**TASK DETAILS:** Below is some material; set it all down exactly, apart from the pictures.

**STORED DATA:**

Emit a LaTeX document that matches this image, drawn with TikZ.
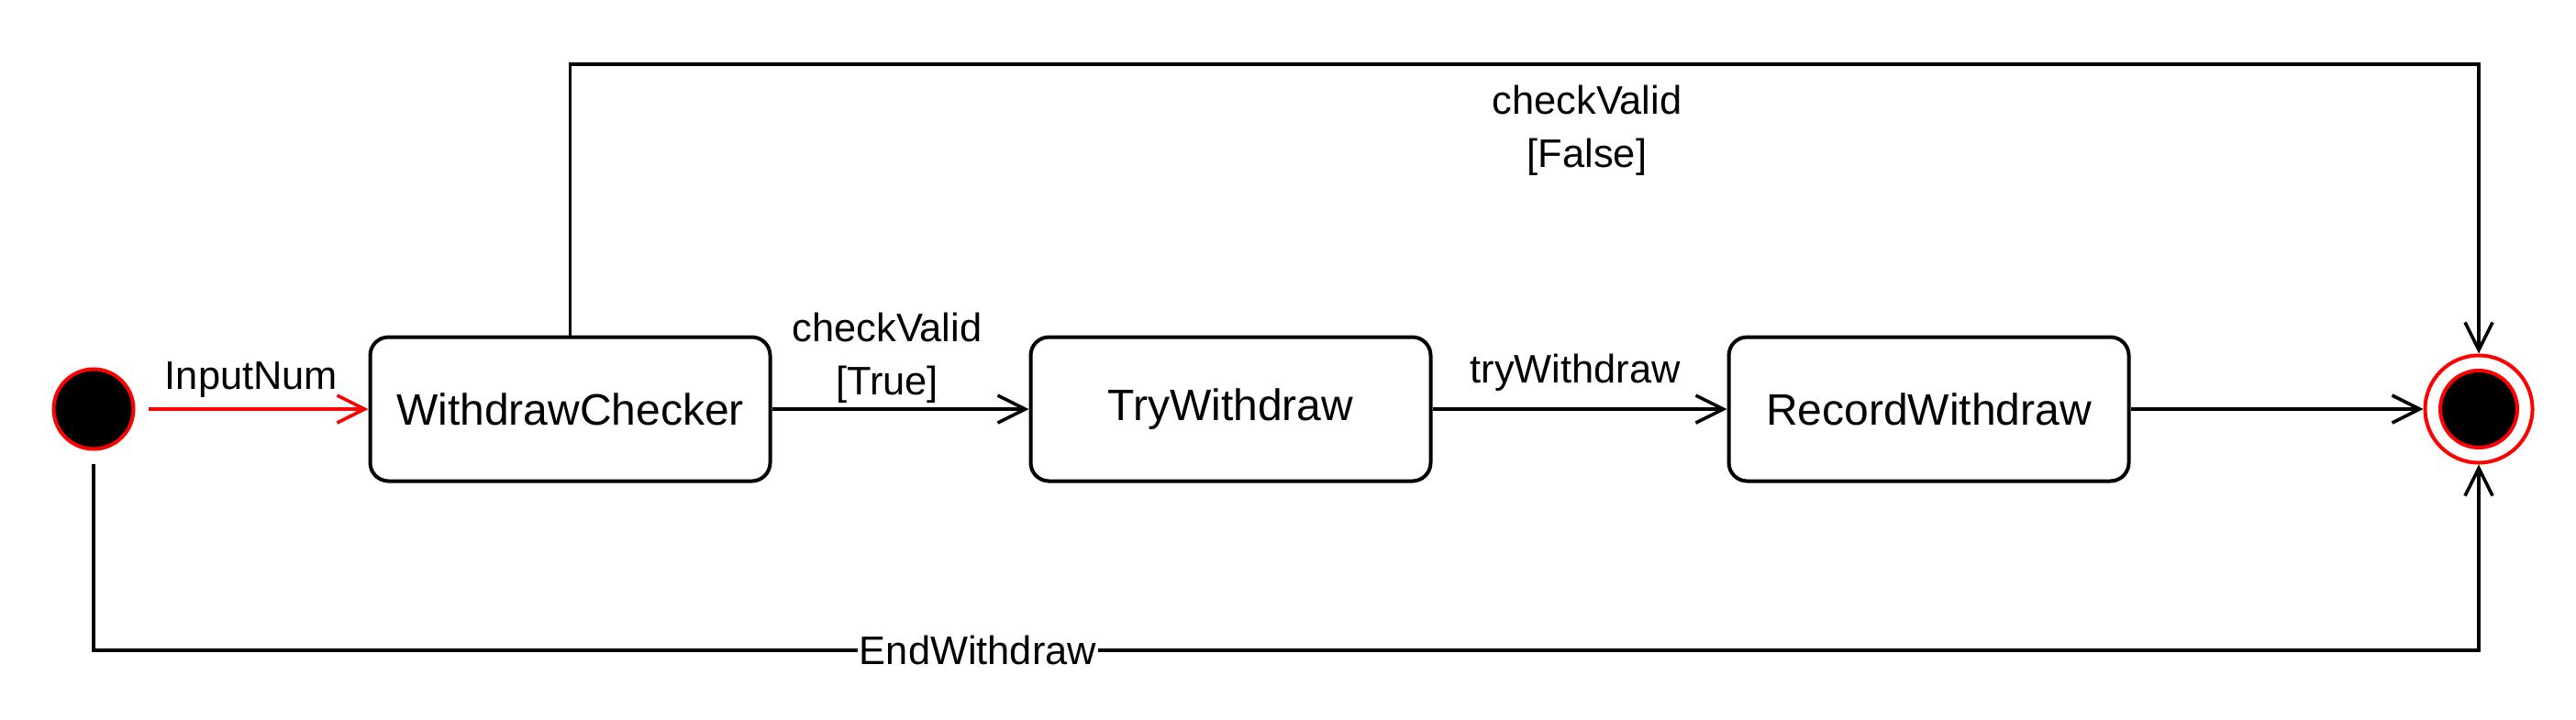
\documentclass[tikz,border=0pt]{standalone}
\usepackage{fontspec}
\setmainfont{Liberation Sans}
\usetikzlibrary{arrows.meta}
\begin{document}
\begin{tikzpicture}[x=0.5pt,y=-0.5pt,
  every path/.style={line width=1.8pt},
  state/.style={draw, line width=2pt, rounded corners=10pt, minimum width=218pt, minimum height=78.5pt,
    font=\fontsize{24}{29}\selectfont, inner sep=0pt},
  lbl/.style={font=\fontsize{21.7}{29}\selectfont, inner sep=0pt, align=center},
  trans/.style={-{Straight Barb[length=15pt,width=15pt]}},
  pseudo/.style={circle, draw=red, line width=2pt, inner sep=0pt},
]
\useasboundingbox (0,0) rectangle (2808,784);
% nodes
\node[pseudo, fill=black, minimum size=43.5pt] (init) at (102,446) {};
\node[state] (wc) at (621.5,446) {WithdrawChecker};
\node[state] (tw) at (1341.5,446) {TryWithdraw};
\node[state] (rw) at (2102.5,446) {RecordWithdraw};
\node[pseudo, fill=white, minimum size=58.5pt] (fin) at (2702,446) {};
\node[pseudo, fill=black, minimum size=42pt] (finin) at (fin.center) {};
\coordinate (ctl) at (621.5,70);
\coordinate (ctr) at (2702,70);
\coordinate (cbl) at (102,709);
\coordinate (cbr) at (2702,709);
% connectors
\draw[trans, red, shorten <=7pt] (init) -- (wc);
\node[lbl] (l1) at (274,414) {InputNum};
\draw[trans] (wc) -- (tw);
\node[lbl] (l2) at (967,390) {checkValid\\{}[True]};
\draw[trans] (tw) -- (rw);
\node[lbl] (l3) at (1717,406) {tryWithdraw};
\draw[trans] (rw) -- (fin);
\draw[trans] (wc.north) -- (ctl) -- (ctr) -- (fin.north);
\node[lbl] (l4) at (1730,142) {checkValid\\{}[False]};
\draw[trans, shorten <=7pt] (init.south) -- (cbl) -- (cbr) -- (fin.south);
\node[lbl, fill=white, inner sep=1pt] (l5) at (1066,709) {EndWithdraw};
\end{tikzpicture}
\end{document}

**ANSWER TO THIS EXERCISE:**
Emit a LaTeX document that matches this image, drawn with TikZ.
\documentclass[tikz,border=0pt]{standalone}
\usepackage{fontspec}
\setmainfont{Liberation Sans}
\usetikzlibrary{arrows.meta}
\begin{document}
\begin{tikzpicture}[x=0.5pt,y=-0.5pt,
  every path/.style={line width=1.8pt},
  state/.style={draw, line width=2pt, rounded corners=10pt, minimum width=218pt, minimum height=78.5pt,
    font=\fontsize{24}{29}\selectfont, inner sep=0pt},
  lbl/.style={font=\fontsize{21.7}{29}\selectfont, inner sep=0pt, align=center},
  trans/.style={-{Straight Barb[length=15pt,width=15pt]}},
  pseudo/.style={circle, draw=red, line width=2pt, inner sep=0pt},
]
\useasboundingbox (0,0) rectangle (2808,784);
% nodes
\node[pseudo, fill=black, minimum size=43.5pt] (init) at (102,446) {};
\node[state] (wc) at (621.5,446) {WithdrawChecker};
\node[state] (tw) at (1341.5,446) {TryWithdraw};
\node[state] (rw) at (2102.5,446) {RecordWithdraw};
\node[pseudo, fill=white, minimum size=58.5pt] (fin) at (2702,446) {};
\node[pseudo, fill=black, minimum size=42pt] (finin) at (fin.center) {};
\coordinate (ctl) at (621.5,70);
\coordinate (ctr) at (2702,70);
\coordinate (cbl) at (102,709);
\coordinate (cbr) at (2702,709);
% connectors
\draw[trans, red, shorten <=7pt] (init) -- (wc);
\node[lbl] (l1) at (274,414) {InputNum};
\draw[trans] (wc) -- (tw);
\node[lbl] (l2) at (967,390) {checkValid\\{}[True]};
\draw[trans] (tw) -- (rw);
\node[lbl] (l3) at (1717,406) {tryWithdraw};
\draw[trans] (rw) -- (fin);
\draw[trans] (wc.north) -- (ctl) -- (ctr) -- (fin.north);
\node[lbl] (l4) at (1730,142) {checkValid\\{}[False]};
\draw[trans, shorten <=7pt] (init.south) -- (cbl) -- (cbr) -- (fin.south);
\node[lbl, fill=white, inner sep=1pt] (l5) at (1066,709) {EndWithdraw};
\end{tikzpicture}
\end{document}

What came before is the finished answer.